Publish state secrets you have access to, either in the press or as leaflets. People have a right to know what "their" government is up to.
It advocates a general program of hostility to Vietnam efforts.

MAPS was also supporting the four Black Student Union members who were involved in the attack on the office of the Daily Gater. There were nine originally and finally this was reduced to four by Dr. Summerskill. The president of the university, after being threatened with mass demonstrations, withdrew the suspensions of Blair Paltridge and Jefferson Poland. This information appears in the Examiner of December 2, 1967 [Montgomery Exhibit No. 138], in which James Garrett is listed as the off-campus coordinator of the Black Student Union.

The story in essence is that after a backdown by President John Summerskill on the suspension of a campus publication, its editor, and a writer, San Francisco State College faced these upcoming events:

A demonstration by 1000 or more Black Student Union members and adherents next Wednesday.

Continued hearings the same day on the suspensions by the Student Board of Appeal and Review.

Also, on the same day, six major demands will be made on Summerskill by the San Francisco State branch of the organization which recently emerged on other campuses and is known as the Movement Against Political Suspension.
The story goes on to say that these demands are eventually going to be made.
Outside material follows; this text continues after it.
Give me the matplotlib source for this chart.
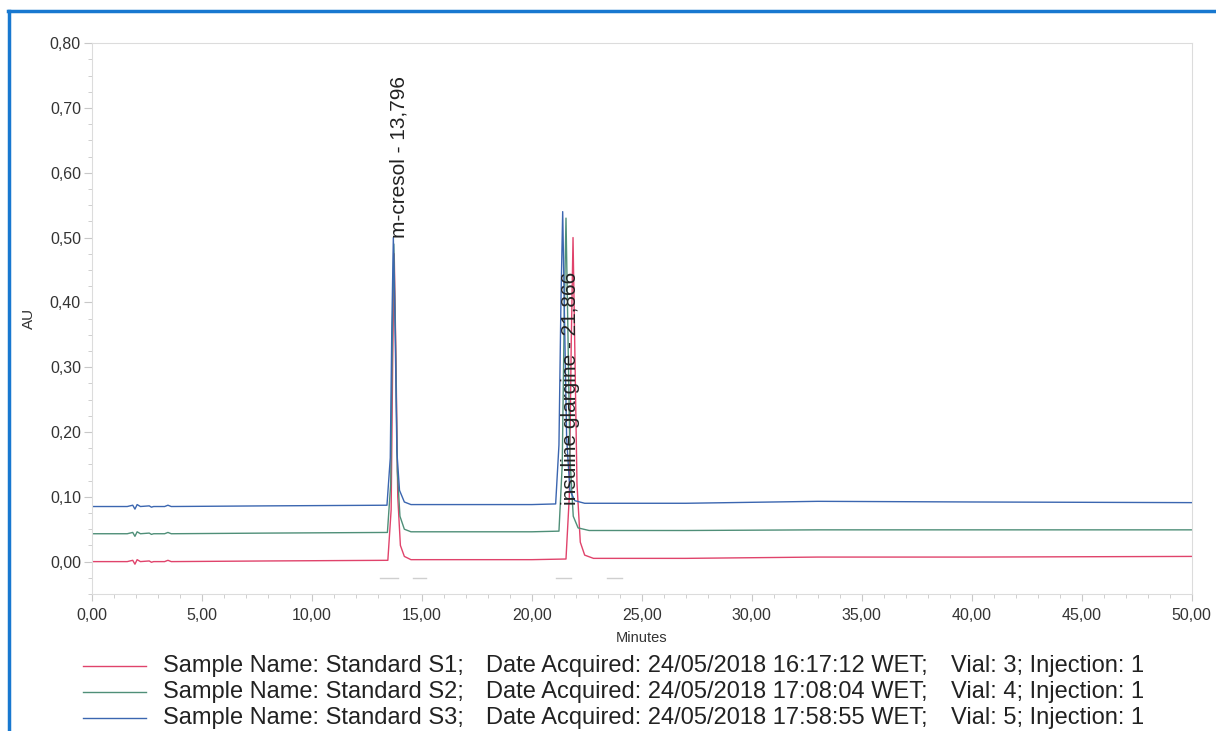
import numpy as np
import matplotlib.pyplot as plt
from matplotlib.lines import Line2D
from matplotlib.ticker import MultipleLocator, FuncFormatter

plt.rcParams['font.family'] = ['Liberation Sans', 'DejaVu Sans']

# Traces (Minutes, AU) for the three standards
t_s1 = [0, 1.6, 1.85, 1.95, 2.05, 2.2, 2.6, 2.7, 2.8, 3.3, 3.45, 3.6, 8, 13.45, 13.6, 13.67, 13.74,
        13.82, 13.9, 14.02, 14.2, 14.5, 20, 21.55, 21.7, 21.79, 21.87, 21.95, 22.05, 22.2, 22.4,
        22.8, 27, 33, 40, 50]
au_s1 = [0.000, 0.000, 0.002, -0.004, 0.003, 0.000, 0.001, -0.001, 0.000, 0.000, 0.002, 0.000,
         0.001, 0.002, 0.08, 0.31, 0.475, 0.31, 0.10, 0.025, 0.008, 0.003, 0.003, 0.004, 0.10, 0.34,
         0.50, 0.33, 0.12, 0.03, 0.01, 0.005, 0.005, 0.007, 0.007, 0.008]

t_s2 = [0, 1.6, 1.85, 1.95, 2.05, 2.2, 2.6, 2.7, 2.8, 3.3, 3.45, 3.6, 8, 13.43, 13.58, 13.65, 13.72,
        13.8, 13.88, 14.0, 14.2, 14.5, 20, 21.23, 21.38, 21.47, 21.55, 21.63, 21.73, 21.88, 22.1,
        22.6, 27, 33, 40, 50]
au_s2 = [0.043, 0.043, 0.045, 0.039, 0.046, 0.043, 0.044, 0.042, 0.043, 0.043, 0.045, 0.043,
         0.044, 0.045, 0.12, 0.34, 0.49, 0.34, 0.14, 0.07, 0.05, 0.046, 0.046, 0.047, 0.15, 0.38,
         0.53, 0.37, 0.16, 0.07, 0.052, 0.048, 0.048, 0.049, 0.049, 0.049]

t_s3 = [0, 1.6, 1.85, 1.95, 2.05, 2.2, 2.6, 2.7, 2.8, 3.3, 3.45, 3.6, 8, 13.41, 13.56, 13.63, 13.70,
        13.78, 13.86, 13.98, 14.2, 14.5, 20, 21.08, 21.23, 21.32, 21.40, 21.48, 21.58, 21.73, 21.95,
        22.4, 27, 33, 40, 50]
au_s3 = [0.085, 0.085, 0.087, 0.081, 0.088, 0.085, 0.086, 0.084, 0.085, 0.085, 0.087, 0.085,
         0.086, 0.087, 0.16, 0.36, 0.50, 0.36, 0.17, 0.11, 0.092, 0.088, 0.088, 0.089, 0.18, 0.40,
         0.54, 0.38, 0.19, 0.11, 0.094, 0.090, 0.090, 0.093, 0.092, 0.091]

peak_names = ['m-cresol - 13,796', 'insuline glargine - 21,866']
peak_times = [13.796, 21.866]

# integration marks below the baseline
mark_starts = [13.1, 14.6, 21.1, 23.4]
mark_ends = [13.9, 15.2, 21.8, 24.1]
mark_level = -0.025

sample_names = ['Standard S1', 'Standard S2', 'Standard S3']
acquired = ['24/05/2018 16:17:12', '24/05/2018 17:08:04', '24/05/2018 17:58:55']
vials = [3, 4, 5]
colors = ['#e0436b', '#4f8f78', '#3b66b0']

fig = plt.figure(figsize=(12.16, 7.31), dpi=100)
ax = fig.add_axes([0.0757, 0.1874, 0.9043, 0.7536])

for t, au, c in zip([t_s1, t_s2, t_s3], [au_s1, au_s2, au_s3], colors):
    ax.plot(t, au, color=c, lw=1.0)

for a, b in zip(mark_starts, mark_ends):
    ax.plot([a, b], [mark_level, mark_level], color='#cfcfcf', lw=1.0)

ax.text(peak_times[0] + 0.15, 0.50, peak_names[0], rotation=90, ha='center', va='bottom',
        fontsize=15, color='#222222')
ax.text(peak_times[1] - 0.1, 0.088, peak_names[1], rotation=90, ha='center', va='bottom',
        fontsize=15, color='#222222')

ax.set_xlim(0, 50)
ax.set_ylim(-0.05, 0.80)
ax.xaxis.set_major_locator(MultipleLocator(5))
ax.xaxis.set_minor_locator(MultipleLocator(1))
ax.yaxis.set_major_locator(MultipleLocator(0.1))
ax.yaxis.set_minor_locator(MultipleLocator(0.025))
comma = FuncFormatter(lambda v, p: f'{v:.2f}'.replace('.', ','))
ax.xaxis.set_major_formatter(comma)
ax.yaxis.set_major_formatter(comma)
for s in ax.spines.values():
    s.set_color('#dcdcdc')
    s.set_linewidth(0.8)
ax.tick_params(which='both', color='#c8c8c8', labelcolor='#333333', labelsize=11.5)
ax.tick_params(axis='x', which='major', length=5, pad=5)
ax.tick_params(axis='y', which='major', length=6, pad=2)
ax.tick_params(which='minor', length=3)
ax.set_xlabel('Minutes', fontsize=10.5, color='#333333', labelpad=6)
ax.set_ylabel('AU', fontsize=11, color='#333333', labelpad=10)

# legend block under the plot
rows_y = [666, 692, 718]
for y, name, acq, vial, c in zip(rows_y, sample_names, acquired, vials, colors):
    yf = 1 - y / 731
    fig.add_artist(Line2D([83 / 1216, 146 / 1216], [yf, yf], color=c, lw=1.0))
    fig.text(163 / 1216, yf, f'Sample Name: {name};', fontsize=17, va='center', color='#222222')
    fig.text(486 / 1216, yf, f'Date Acquired: {acq} WET;', fontsize=17, va='center',
             color='#222222')
    fig.text(951 / 1216, yf, f'Vial: {vial}; Injection: 1', fontsize=17, va='center',
             color='#222222')

# blue frame along top and left
fig.add_artist(Line2D([8 / 1216, 1], [1 - 10.5 / 731, 1 - 10.5 / 731], color='#1878d0', lw=2.5))
fig.add_artist(Line2D([8.5 / 1216, 8.5 / 1216], [0, 1 - 10.5 / 731], color='#1878d0', lw=2.5))

fig.savefig('out.png', dpi=100)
They are referring to Blair Paltridge and Jefferson Poland who started Open Process:

Paltridge was suspended for publishing, and Poland for writing, a poem about sex in the Nov. 14 issue of Open Process, which is financed by $14,000 in student fees.

James Garrett, off-campus coordinator for the Black Student Union, announced at the rally the plan for 1000 or more of his members to appear next Wednesday.

The demands which the Movement Against Political Suspension will make that day are these:

That Summerskill drop all suspensions and give the accused a "trial by their peers."

That he reinstate Open Process.

That he drop "political harassment."

That he refuse to permit San Francisco police on the campus.

That he give assurance of student control of campus publications.